Y he recordado por ahí cómo, en mis días madrileños y acompañado de un amigo de entonces, estuve a pique de fundar un modesto club gastronómico, La Cucaña, cuyo lema había de ser éste:

Una mala comida no se recobra nunca.

Alejandrino de buen mester que está pidiendo estrofa completa, y que hoy, a tirones con las escasísimas consonantes, me ocurre completar así:

Una mala comida no se recobra nunca.

El águila en su roca ni el tigre en su espelunca,

ni el hombre que no fuere de condición adunca

gozan de amor a medias ni de merienda trunca.

La Cucaña queríamos que tuviera sus clásicos y sus miembros de honor. Entre éstos, se mencionó a Chesterton, alegre vecino de Ultramancha; se mencionó asimismo a Saintsbury, quien, al lado de sus disquisiciones sobre la historia de la crítica o sobre la sintaxis de Shakespeare, ha dado sitio a unas Notes on a Cellar-Bock donde viene la receta del Birhop, ponche de adormecedores efectos, y que concede debido honor a los Amontillados, Manzanillas, Riojas, Pajaretes, Tío Pepe, Fundador del 74 y otras soleras de dulce nombre.

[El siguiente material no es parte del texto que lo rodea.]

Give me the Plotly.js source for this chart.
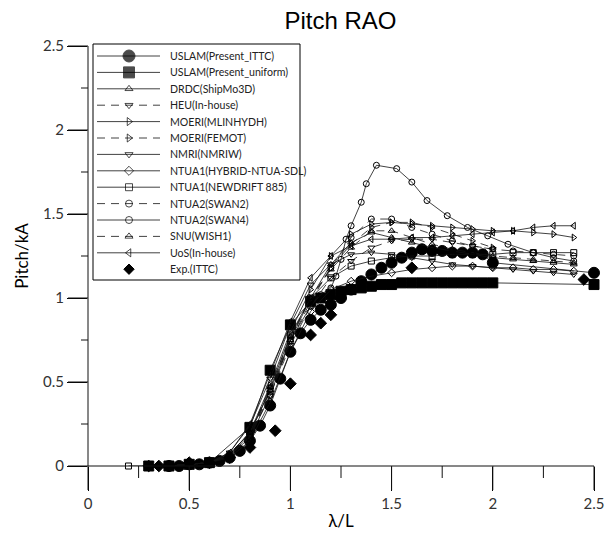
<!DOCTYPE html>
<html><head><meta charset="utf-8">
<script src="https://cdn.plot.ly/plotly-3.0.1.min.js"></script>
<style>body{margin:0;padding:0;background:#fff}</style>
</head><body><div id="chart"></div>
<script>
// ---- data ----
const names = ["USLAM(Present_ITTC)","USLAM(Present_uniform)","DRDC(ShipMo3D)","HEU(In-house)","MOERI(MLINHYDH)","MOERI(FEMOT)","NMRI(NMRIW)","NTUA1(HYBRID-NTUA-SDL)","NTUA1(NEWDRIFT 885)","NTUA2(SWAN2)","NTUA2(SWAN4)","SNU(WISH1)","UoS(In-house)","Exp.(ITTC)"];

const xIttc = [0.4,0.45,0.5,0.55,0.6,0.65,0.7,0.75,0.8,0.85,0.9,0.95,1.0,1.05,1.1,1.15,1.2,1.25,1.3,1.35,1.4,1.45,1.5,1.55,1.6,1.65,1.7,1.75,1.8,1.85,1.9,1.95,2.0,2.5];
const yIttc = [0,0,0.01,0.01,0.02,0.03,0.05,0.09,0.15,0.24,0.36,0.52,0.68,0.79,0.87,0.93,0.96,1.0,1.05,1.1,1.14,1.18,1.21,1.24,1.27,1.29,1.28,1.28,1.27,1.27,1.27,1.26,1.21,1.15];

const xUni = [0.3,0.4,0.5,0.6,0.8,0.9,1.0,1.1,1.15,1.2,1.25,1.3,1.35,1.4,1.45,1.5,1.55,1.6,1.65,1.7,1.75,1.8,1.85,1.9,1.95,2.0,2.5];
const yUni = [0,0,0.01,0.02,0.23,0.57,0.84,0.98,1.0,1.02,1.04,1.05,1.06,1.07,1.08,1.08,1.09,1.09,1.09,1.09,1.09,1.09,1.09,1.09,1.09,1.09,1.08];

const xStep = [0.4,0.5,0.6,0.7,0.8,0.9,1.0,1.1,1.2,1.3,1.4,1.5,1.6,1.7,1.8,1.9,2.0,2.1,2.2,2.3,2.4];

const xDrdc = [0.3,0.4,0.5,0.6,0.7,0.8,0.9,1.0,1.1,1.2,1.3,1.4,1.5,1.6,1.7,1.8,1.9,2.0,2.1,2.2,2.3,2.4];
const yDrdc = [0,0,0.01,0.02,0.07,0.2,0.45,0.75,1.0,1.2,1.33,1.39,1.36,1.33,1.3,1.28,1.26,1.24,1.23,1.22,1.21,1.2];

const xHeu = [0.4,0.5,0.6,0.7,0.8,0.9,1.0,1.1,1.2,1.3,1.4,1.5,1.6,1.7,1.8,1.9,2.0];
const yHeu = [0,0.01,0.02,0.06,0.18,0.42,0.72,0.95,1.12,1.22,1.3,1.34,1.35,1.35,1.33,1.31,1.29];

const yMlin = [0,0.01,0.02,0.07,0.2,0.48,0.8,1.05,1.25,1.38,1.44,1.45,1.44,1.43,1.42,1.41,1.40,1.40,1.39,1.38,1.36];

const xFemot = [0.4,0.5,0.6,0.7,0.8,0.9,1.0,1.1,1.2,1.3,1.4,1.5,1.6,1.7,1.8,1.9,2.0];
const yFemot = [0,0.01,0.02,0.06,0.18,0.45,0.76,1.0,1.18,1.32,1.42,1.45,1.45,1.42,1.38,1.34,1.3];

const yNmri = [0,0.01,0.02,0.08,0.24,0.52,0.84,1.08,1.2,1.26,1.27,1.26,1.24,1.22,1.2,1.19,1.18,1.17,1.16,1.15,1.14];

const xHyb = [0.3,0.4,0.5,0.6,0.7,0.8,0.9,1.0,1.1,1.2,1.3,1.4,1.5,1.6,1.7,1.8,1.9,2.0,2.1,2.2,2.3,2.4];
const yHyb = [0,0,0.01,0.02,0.05,0.15,0.38,0.68,0.92,1.05,1.1,1.13,1.15,1.17,1.18,1.19,1.19,1.18,1.18,1.17,1.17,1.16];

const xNew = [0.2,0.3,0.4,0.5,0.6,0.7,0.8,0.9,1.0,1.1,1.2,1.3,1.4,1.5,1.6,1.7,1.8,1.9,2.0,2.1,2.2,2.3,2.4];
const yNew = [0,0,0,0.01,0.02,0.06,0.19,0.46,0.78,1.0,1.12,1.19,1.22,1.24,1.25,1.25,1.26,1.26,1.26,1.27,1.27,1.27,1.27];

const ySwan2 = [0,0.01,0.02,0.06,0.18,0.44,0.74,0.98,1.18,1.36,1.47,1.47,1.42,1.38,1.34,1.31,1.29,1.28,1.27,1.26,1.25];

const xSwan4 = [0.4,0.5,0.6,0.7,0.8,0.9,1.0,1.1,1.15,1.2,1.225,1.25,1.275,1.3,1.35,1.375,1.425,1.525,1.6,1.675,1.775,1.875,1.975,2.075,2.2,2.3,2.4];
const ySwan4 = [0,0.01,0.02,0.06,0.17,0.42,0.75,0.95,1.02,1.06,1.13,1.23,1.35,1.43,1.57,1.68,1.79,1.77,1.69,1.58,1.49,1.42,1.37,1.32,1.27,1.24,1.22];

const ySnu = [0,0.01,0.02,0.07,0.2,0.47,0.77,1.0,1.17,1.3,1.4,1.4,1.36,1.32,1.29,1.27,1.25,1.24,1.23,1.22,1.21];

const yUos = [0,0.01,0.02,0.08,0.25,0.55,0.86,1.12,1.25,1.31,1.35,1.35,1.36,1.36,1.37,1.38,1.39,1.40,1.42,1.43,1.43];

const xExp = [0.3,0.35,0.4,0.5,0.6,0.7,0.8,0.925,1.0,1.1,1.15,1.2,1.6,2.45];
const yExp = [0,0,0,0.02,0.02,0.05,0.11,0.21,0.49,0.78,0.85,0.9,1.18,1.11];

const xTicks = [0,0.5,1,1.5,2,2.5];
const xMinor = [0.25,0.75,1.25,1.75,2.25];
const yTicks = [0,0.5,1,1.5,2,2.5];
const yMinor = [0.25,0.75,1.25,1.75,2.25];
const xRange = [0,2.5];
const yRange = [0,2.5];

// ---- figure geometry ----
const FW = 608, FH = 535;
const P = {l:88, r:594, t:46, b:466};
const xDom = [P.l/FW, P.r/FW];
const yDom = [1 - P.b/FH, 1 - P.t/FH];

// ---- series styles ----
const D = '8px,6px';
const styles = [
  {sym:'circle', size:11}, {sym:'square', size:10},
  {sym:'triangle-up-open', size:6}, {sym:'triangle-down-open', size:6, dash:D},
  {sym:'triangle-right-open', size:6}, {sym:'triangle-right-open', size:6, dash:D},
  {sym:'triangle-down-open', size:6}, {sym:'diamond-open', size:6},
  {sym:'square-open', size:6}, {sym:'circle-open', size:6, dash:D},
  {sym:'circle-open', size:6}, {sym:'triangle-up-open', size:6, dash:D},
  {sym:'triangle-left-open', size:6}, {sym:'diamond', size:9, nolines:true}
];
const series = [[xIttc,yIttc],[xUni,yUni],[xDrdc,yDrdc],[xHeu,yHeu],[xStep,yMlin],[xFemot,yFemot],[xStep,yNmri],[xHyb,yHyb],[xNew,yNew],[xStep,ySwan2],[xSwan4,ySwan4],[xStep,ySnu],[xStep,yUos],[xExp,yExp]];

const LC = '#111';

// ---- axis lines and tick marks: one line trace on the full-page pixel subplot (x2/y2),
//      positioned with the same linear mapping the x/y axes use (domain + range) ----
const X = v => FW*(xDom[0] + (v-xRange[0])/(xRange[1]-xRange[0])*(xDom[1]-xDom[0]));
const Y = v => FH*(1 - (yDom[0] + (v-yRange[0])/(yRange[1]-yRange[0])*(yDom[1]-yDom[0])));
const axX = [], axY = [];
const seg = (a,b,c,d)=>{ axX.push(a,c,null); axY.push(b,d,null); };
const ox = X(xRange[0]), oy = Y(yRange[0]);
seg(X(xRange[0]), oy, X(xRange[1]), oy);
seg(ox, Y(yRange[0]), ox, Y(yRange[1]));
xTicks.forEach(v=>seg(X(v), oy, X(v), oy+24));
xMinor.forEach(v=>seg(X(v), oy, X(v), oy+12));
yTicks.forEach(v=>seg(ox, Y(v), ox-20, Y(v)));
yMinor.forEach(v=>seg(ox, Y(v), ox-7, Y(v)));

const data = [{type:'scatter', mode:'lines', xaxis:'x2', yaxis:'y2', x:axX, y:axY, showlegend:false, hoverinfo:'skip',
  cliponaxis:false, line:{color:LC, width:1}, connectgaps:false}];

series.forEach((s,i)=>data.push({
  type:'scatter', mode: styles[i].nolines ? 'markers' : 'lines+markers', name:names[i], x:s[0], y:s[1],
  cliponaxis:false, showlegend:false,
  line:{color:LC, width:0.8, dash: styles[i].dash || 'solid'},
  marker:{symbol:styles[i].sym, size:styles[i].size, color:'#000', line:{color:'#000', width:1}}
}));

// ---- hand-built legend on the same pixel subplot ----
const LG = {x0:93, x1:300, y0:44, y1:280, first:56, step:16.4, lineA:97, lineB:160, mk:129, text:168};
const annotations = [];
names.forEach((nm,i)=>{
  const yy = LG.first + LG.step*i;
  const st = styles[i];
  data.push({type:'scatter', xaxis:'x2', yaxis:'y2', mode: st.nolines ? 'markers' : 'lines+markers',
    x: st.nolines ? [LG.mk] : [LG.lineA, LG.mk, LG.lineB], y: st.nolines ? [yy] : [yy,yy,yy],
    cliponaxis:false, showlegend:false, hoverinfo:'skip',
    line:{color:LC, width:0.8, dash: st.dash || 'solid'},
    marker:{symbol:st.sym, size: st.nolines ? st.size-1 : [0, st.size+1, 0], color:'#000', line:{color:'#000', width:1}}});
  annotations.push({xref:'x2', yref:'y2', x:LG.text, y:yy, text:nm, showarrow:false, xanchor:'left', yanchor:'middle',
    font:{family:'Lato, "Open Sans", sans-serif', size:10.6, color:'#222'}});
});

const shapes = [{type:'rect', xref:'paper', yref:'paper', layer:'below',
    x0:LG.x0/FW, x1:LG.x1/FW, y0:1-LG.y1/FH, y1:1-LG.y0/FH,
    line:{color:'#000', width:1}, fillcolor:'#fff'}];

const tickFont = {family:'Lato, "Open Sans", sans-serif', size:15, color:'#333'};
const layout = {
  width:FW, height:FH,
  margin:{l:0, r:0, t:0, b:0, pad:0},
  paper_bgcolor:'#fff', plot_bgcolor:'rgba(0,0,0,0)',
  title:{text:'Pitch RAO', font:{family:'"Liberation Sans", Arial, sans-serif', size:24, color:'#000'}, x:0.56, xanchor:'center', y:0.962, yanchor:'middle'},
  showlegend:false,
  annotations, shapes,
  xaxis:{domain:xDom, anchor:'y', range:xRange, tickvals:xTicks, ticktext:xTicks.map(String), ticks:'outside', ticklen:24, tickcolor:'#000', tickwidth:1,
    showline:false, zeroline:false, showgrid:false, tickfont:tickFont, automargin:false,
    title:{text:'λ/L', font:{family:'Lato, "Open Sans", sans-serif', size:17, color:'#000'}, standoff:4}},
  yaxis:{domain:yDom, anchor:'x', range:yRange, tickvals:yTicks, ticktext:yTicks.map(String), ticks:'outside', ticklen:20, tickcolor:'#000', tickwidth:1,
    showline:false, zeroline:false, showgrid:false, tickfont:tickFont, automargin:false,
    title:{text:'Pitch/kA', font:{family:'Lato, "Open Sans", sans-serif', size:17, color:'#000'}, standoff:10}},
  xaxis2:{domain:[0,1], anchor:'y2', range:[0, FW], visible:false, fixedrange:true, automargin:false},
  yaxis2:{domain:[0,1], anchor:'x2', range:[FH, 0], visible:false, fixedrange:true, automargin:false}
};

Plotly.newPlot('chart', data, layout, {displayModeBar:false, staticPlot:true});
</script></body></html>
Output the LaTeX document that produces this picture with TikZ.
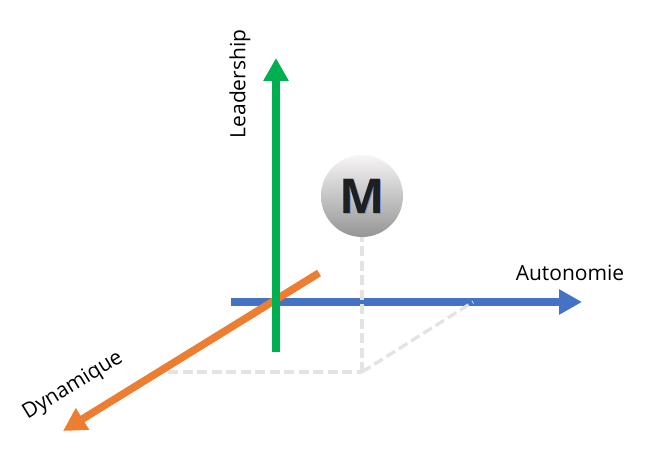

Entre los clásicos, la primera lista resultó ridículamente incompleta: hablamos de Ruperto de Nola, sea quien fuere, autor del Libro de guisados y supuesto cocinero de Femando I de Nápoles; también hablamos de Julio Rey, el britanizado andaluz; tomamos buena nota de los Almanaques y la Antología y Flor de la cocina francesa editados por La Sirène; y yo recordé un par de obritas, arregladas por unas tapatías devotas como “recetas prácticas para la señora de la casa”. ¿Por qué no haber dicho “para la perfecta casada”? Aseguran que la buena mesa disipa todos los nublados de puertas adentro; los más groseros aconsejan a la esposa, como garantía de la beatitud conyugal, “cebar la bestia”. Con palabras más nobles lo había declarado ya Fray Luis de León.1

Finalmente, se pensó un instante en doña Emilia Pardo Bazán. Pero las risas de don Francisco A. de Icaza nos enfriaron el entusiasmo. Según él —y yo no respondo—, en el manual de la ilustre escritora había exorbitancias como ésta: “Se toma un cerdo, se le castra”, etcétera. Muy bueno para la antigua Hélade, donde todo jefe de familias oficiaba como sacerdote y, por consecuencia, era un tanto cuanto matancero. Claro es que nos quedamos cortos. Y, desde luego, hay muchos doctores no borlados. Eça de Queiroz, por ejemplo, no es autor de cocina, pero sus novelas dejan ver hasta qué punto era sensible a las fiestas del paladar, ora se tratase de un artificioso plato parisiense o de una sopa campesina. De algunos otros hablaremos a lo largo de estas anotaciones.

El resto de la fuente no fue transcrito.